§ **Request**:
Your task is to copy every line of the records below that contains "standalone".

§ **Stored records**:

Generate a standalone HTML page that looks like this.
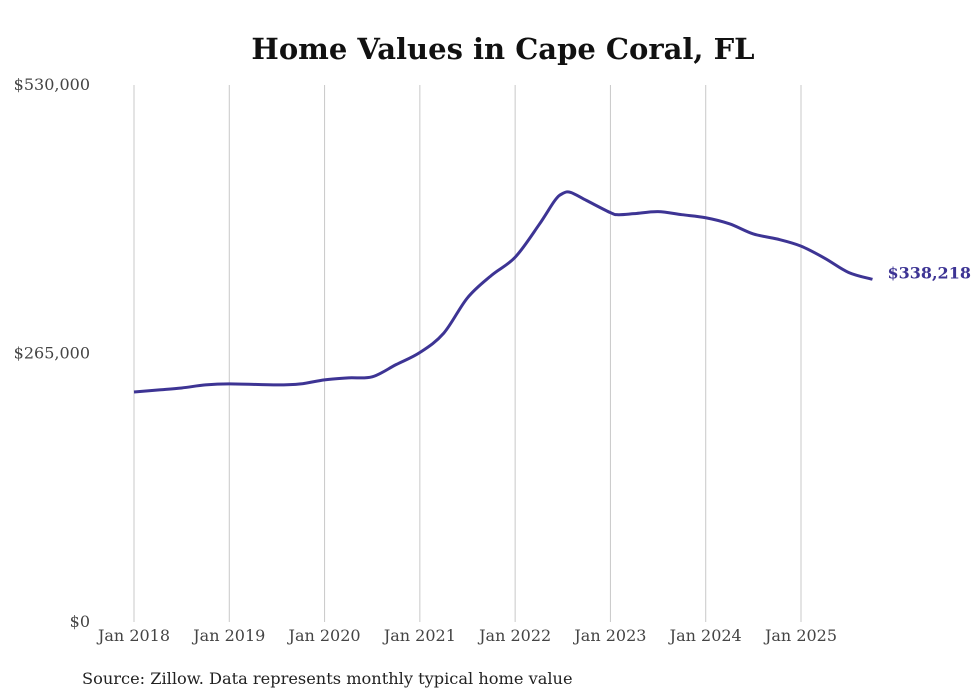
<!DOCTYPE html>
<html><head><meta charset="utf-8"><style>
body{margin:0;background:#fff;}
svg{display:block;font-family:"DejaVu Serif","Liberation Serif",serif;}
</style></head><body>
<svg id="chart" width="980" height="699">
<text x="503" y="59" text-anchor="middle" font-size="29" font-weight="bold" fill="#111">Home Values in Cape Coral, FL</text>
<g id="grid"></g><g id="yaxis"></g><g id="xaxis"></g><g id="series"></g>
<text x="82" y="684" font-size="16.2" fill="#222">Source: Zillow. Data represents monthly typical home value</text>
</svg>
<script>
const months=[0,3,6,9,12,18,21,24,27,30,33,36,39,42,45,48,51,53,54,55,57,60,61,63,66,69,72,75,78,81,84,87,90,93];
const values=[227000,229000,231000,234000,235000,234000,235000,239000,241000,242000,254000,266000,285000,320000,342000,360000,392000,416000,423000,424000,416000,404000,402000,403000,405000,402000,399000,393000,383000,378000,371000,359000,345000,338218];
const xLabels=["Jan 2018","Jan 2019","Jan 2020","Jan 2021","Jan 2022","Jan 2023","Jan 2024","Jan 2025"];
const yTicks=[0,265000,530000];
const yTickLabels=["$0","$265,000","$530,000"];
const endLabel="$338,218";
const ns="http://www.w3.org/2000/svg";
const x=m=>134+m*(667/84);
const y=v=>622-v*(537/530000);
function mk(t,a,p){const e=document.createElementNS(ns,t);for(const k in a)e.setAttribute(k,a[k]);p.appendChild(e);return e;}
const grid=document.getElementById('grid'),xa=document.getElementById('xaxis'),ya=document.getElementById('yaxis'),se=document.getElementById('series');
xLabels.forEach((l,i)=>{
 const g=mk('line',{x1:x(i*12),x2:x(i*12),y1:85,y2:622,stroke:'#c8c8c8','stroke-width':1},grid);
 
 
 const t=mk('text',{x:x(i*12),y:641,'text-anchor':'middle','font-size':16,fill:'#444'},xa);t.textContent=l;
 
 
});
yTicks.forEach((v,i)=>{
 const t=mk('text',{x:90,y:y(v)+5,'text-anchor':'end','font-size':16,fill:'#444'},ya);t.textContent=yTickLabels[i];
 
 
});
const pts=months.map((m,i)=>[x(m),y(values[i])]);
let d='M'+pts[0][0]+','+pts[0][1];
for(let i=0;i<pts.length-1;i++){const p0=pts[Math.max(0,i-1)],p1=pts[i],p2=pts[i+1],p3=pts[Math.min(pts.length-1,i+2)];
 d+=` C${p1[0]+(p2[0]-p0[0])/6},${p1[1]+(p2[1]-p0[1])/6} ${p2[0]-(p3[0]-p1[0])/6},${p2[1]-(p3[1]-p1[1])/6} ${p2[0]},${p2[1]}`;}
const line=mk('path',{d:d,fill:'none',stroke:'#3d3494','stroke-width':3,'stroke-linejoin':'round'},se);


const last=pts[pts.length-1];
const el=mk('text',{x:last[0]+15,y:last[1]-1,'font-size':16,'font-weight':'bold',fill:'#3d3494'},se);el.textContent=endLabel;


</script>
</body></html>
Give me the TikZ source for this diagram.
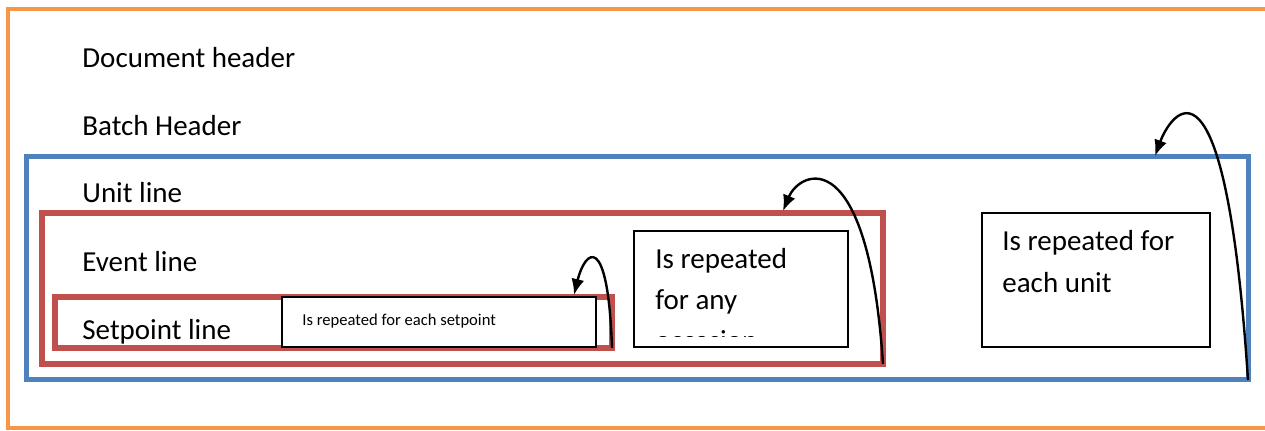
\documentclass[tikz,border=0pt]{standalone}
\usepackage{fontspec}
\setmainfont{Carlito}
\usetikzlibrary{arrows.meta}
\definecolor{frameorange}{RGB}{247,150,70}
\definecolor{frameblue}{RGB}{79,129,189}
\definecolor{framered}{RGB}{192,80,77}
\tikzset{
	linelabel/.style={anchor=base west, inner sep=0pt, font=\fontsize{14.5}{17}\selectfont},
	notelabel/.style={anchor=base west, inner sep=0pt, font=\fontsize{14.5}{17}\selectfont},
	smalllabel/.style={anchor=base west, inner sep=0pt, font=\fontsize{8.3}{10}\selectfont},
	notebox/.style={draw=black, fill=white, line width=0.8pt},
	repeatarrow/.style={line width=1.2pt, -{Latex[length=8pt,width=6.5pt]}}
}

\begin{document}
\begin{tikzpicture}[x=0.5pt,y=-0.5pt]
			\clip (0,0) rectangle (1265,431);
			\fill[white] (0,0) rectangle (1265,431);
			\coordinate (blueBR) at (1248,380);
			\coordinate (blueTip) at (1155,156);
			\coordinate (eventBR) at (883,364);
			\coordinate (eventTip) at (783,211);
			\coordinate (setBR) at (612,348);
			\coordinate (setTip) at (574,295);
			\draw[frameorange, line width=2.2pt] (8,9) rectangle (1290,428);
			\draw[frameblue, line width=2.5pt] (26,157) rectangle (blueBR);
			\draw[framered, line width=2.6pt] (42,213) rectangle (eventBR);
			\draw[framered, line width=2.6pt] (55,297) rectangle (setBR);
			\node[linelabel] (docheader) at (82,68) {Document header};
			\node[linelabel] (batchheader) at (82,136) {Batch Header};
			\node[linelabel] (unitline) at (82,203) {Unit line};
			\node[linelabel] (eventline) at (82,272) {Event line};
			\node[linelabel] (setpointline) at (82,340) {Setpoint line};
			\draw[notebox] (282,297) rectangle (596,347);
			\node[smalllabel] (setnote) at (302,326) {Is repeated for each setpoint};
			\draw[notebox] (634,231) rectangle (848,347);
			\begin{scope}
				\clip (636,233) rectangle (846,337);
				\node[notelabel] (eventnote1) at (655,269) {Is repeated};
				\node[notelabel] (eventnote2) at (655,310) {for any};
				\node[notelabel] (eventnote3) at (655,351) {occasion};
			\end{scope}
			\draw[notebox] (982,213) rectangle (1210,347);
			\node[notelabel] (unitnote1) at (1002,251) {Is repeated for};
			\node[notelabel] (unitnote2) at (1002,293) {each unit};
			\draw[repeatarrow] (setBR) .. controls (608,230) and (585,250) .. (setTip);
			\draw[repeatarrow] (eventBR) .. controls (868,140) and (800,170) .. (eventTip);
			\draw[repeatarrow] (blueBR) .. controls (1225,30) and (1170,115) .. (blueTip);
		\end{tikzpicture}
\end{document}
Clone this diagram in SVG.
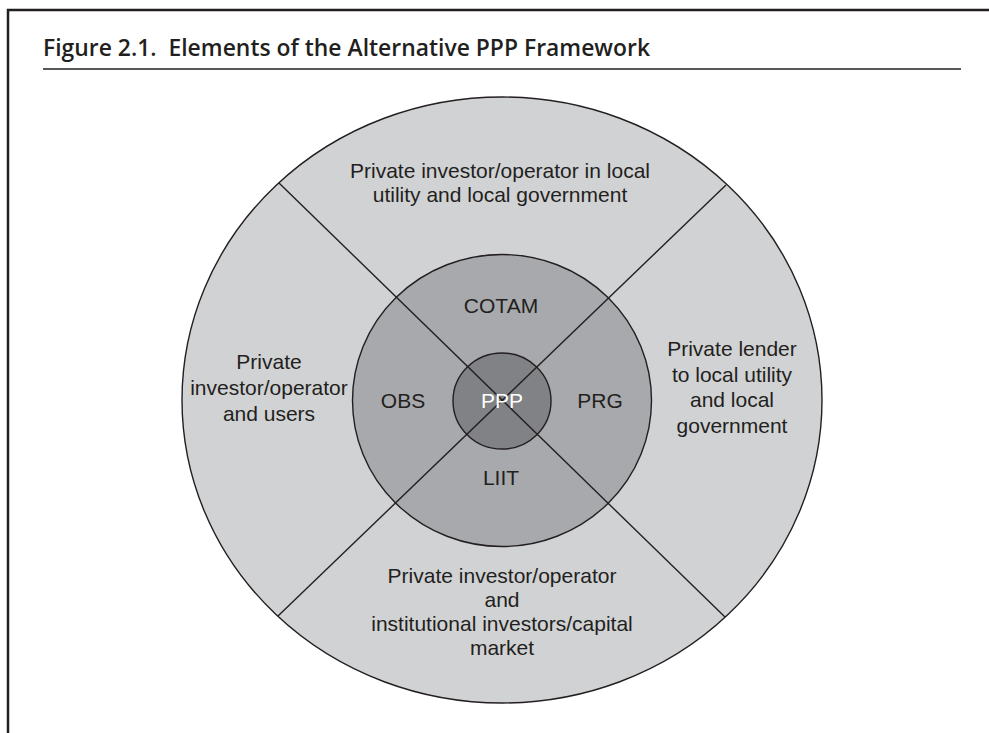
<svg xmlns="http://www.w3.org/2000/svg" width="989" height="733" viewBox="0 0 989 733">
<style>
.frame{stroke:#231f20;stroke-width:2.5;fill:none}
.ring{stroke:#231f20;stroke-width:1.4}
.div{stroke:#231f20;stroke-width:1.4;fill:none}
.lbl{font-family:"Liberation Sans",Arial,sans-serif;font-size:21px;fill:#231f20;text-anchor:middle}
.title{font-family:"Open Sans","DejaVu Sans",sans-serif;font-weight:600;font-size:23px;fill:#231f20;white-space:pre}
</style>
<rect width="989" height="733" fill="#ffffff"/>
<g id="frame">
<path class="frame" d="M8 733 V10 H989"/>
<text class="title" x="43" y="56" textLength="607" lengthAdjust="spacingAndGlyphs">Figure 2.1.  Elements of the Alternative PPP Framework</text>
<line x1="43" y1="69" x2="961" y2="69" stroke="#231f20" stroke-width="1.5"/>
</g>
<g id="outer">
<ellipse class="ring" cx="502" cy="400" rx="320" ry="303" fill="#d1d2d4"/>
</g>
<g id="middle">
<ellipse class="ring" cx="502" cy="400.5" rx="149.5" ry="146" fill="#a7a9ac"/>
</g>
<g id="inner">
<ellipse class="ring" cx="502" cy="401" rx="49" ry="48" fill="#808285"/>
</g>
<g id="connectors">
<line class="div" x1="279" y1="183" x2="725" y2="617"/>
<line class="div" x1="726" y1="185" x2="278" y2="616"/>
</g>
<g id="top-quadrant">
<text class="lbl" x="500" y="178">Private investor/operator in local</text>
<text class="lbl" x="500" y="202">utility and local government</text>
</g>
<g id="left-quadrant">
<text class="lbl" x="269" y="369">Private</text>
<text class="lbl" x="269" y="395">investor/operator</text>
<text class="lbl" x="269" y="421">and users</text>
</g>
<g id="right-quadrant">
<text class="lbl" x="732" y="356">Private lender</text>
<text class="lbl" x="732" y="381.5">to local utility</text>
<text class="lbl" x="732" y="407">and local</text>
<text class="lbl" x="732" y="432.5">government</text>
</g>
<g id="bottom-quadrant">
<text class="lbl" x="502" y="583">Private investor/operator</text>
<text class="lbl" x="502" y="607">and</text>
<text class="lbl" x="502" y="631">institutional investors/capital</text>
<text class="lbl" x="502" y="655">market</text>
</g>
<g id="cotam"><text class="lbl" x="501" y="313">COTAM</text></g>
<g id="obs"><text class="lbl" x="403" y="408">OBS</text></g>
<g id="prg"><text class="lbl" x="600" y="408">PRG</text></g>
<g id="liit"><text class="lbl" x="501" y="485">LIIT</text></g>
<g id="ppp"><text class="lbl" x="502" y="408" style="fill:#ffffff">PPP</text></g>
</svg>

§ **Worked solution**:
Generate a standalone HTML page that looks like this.
\documentclass[tikz,border=0pt]{standalone}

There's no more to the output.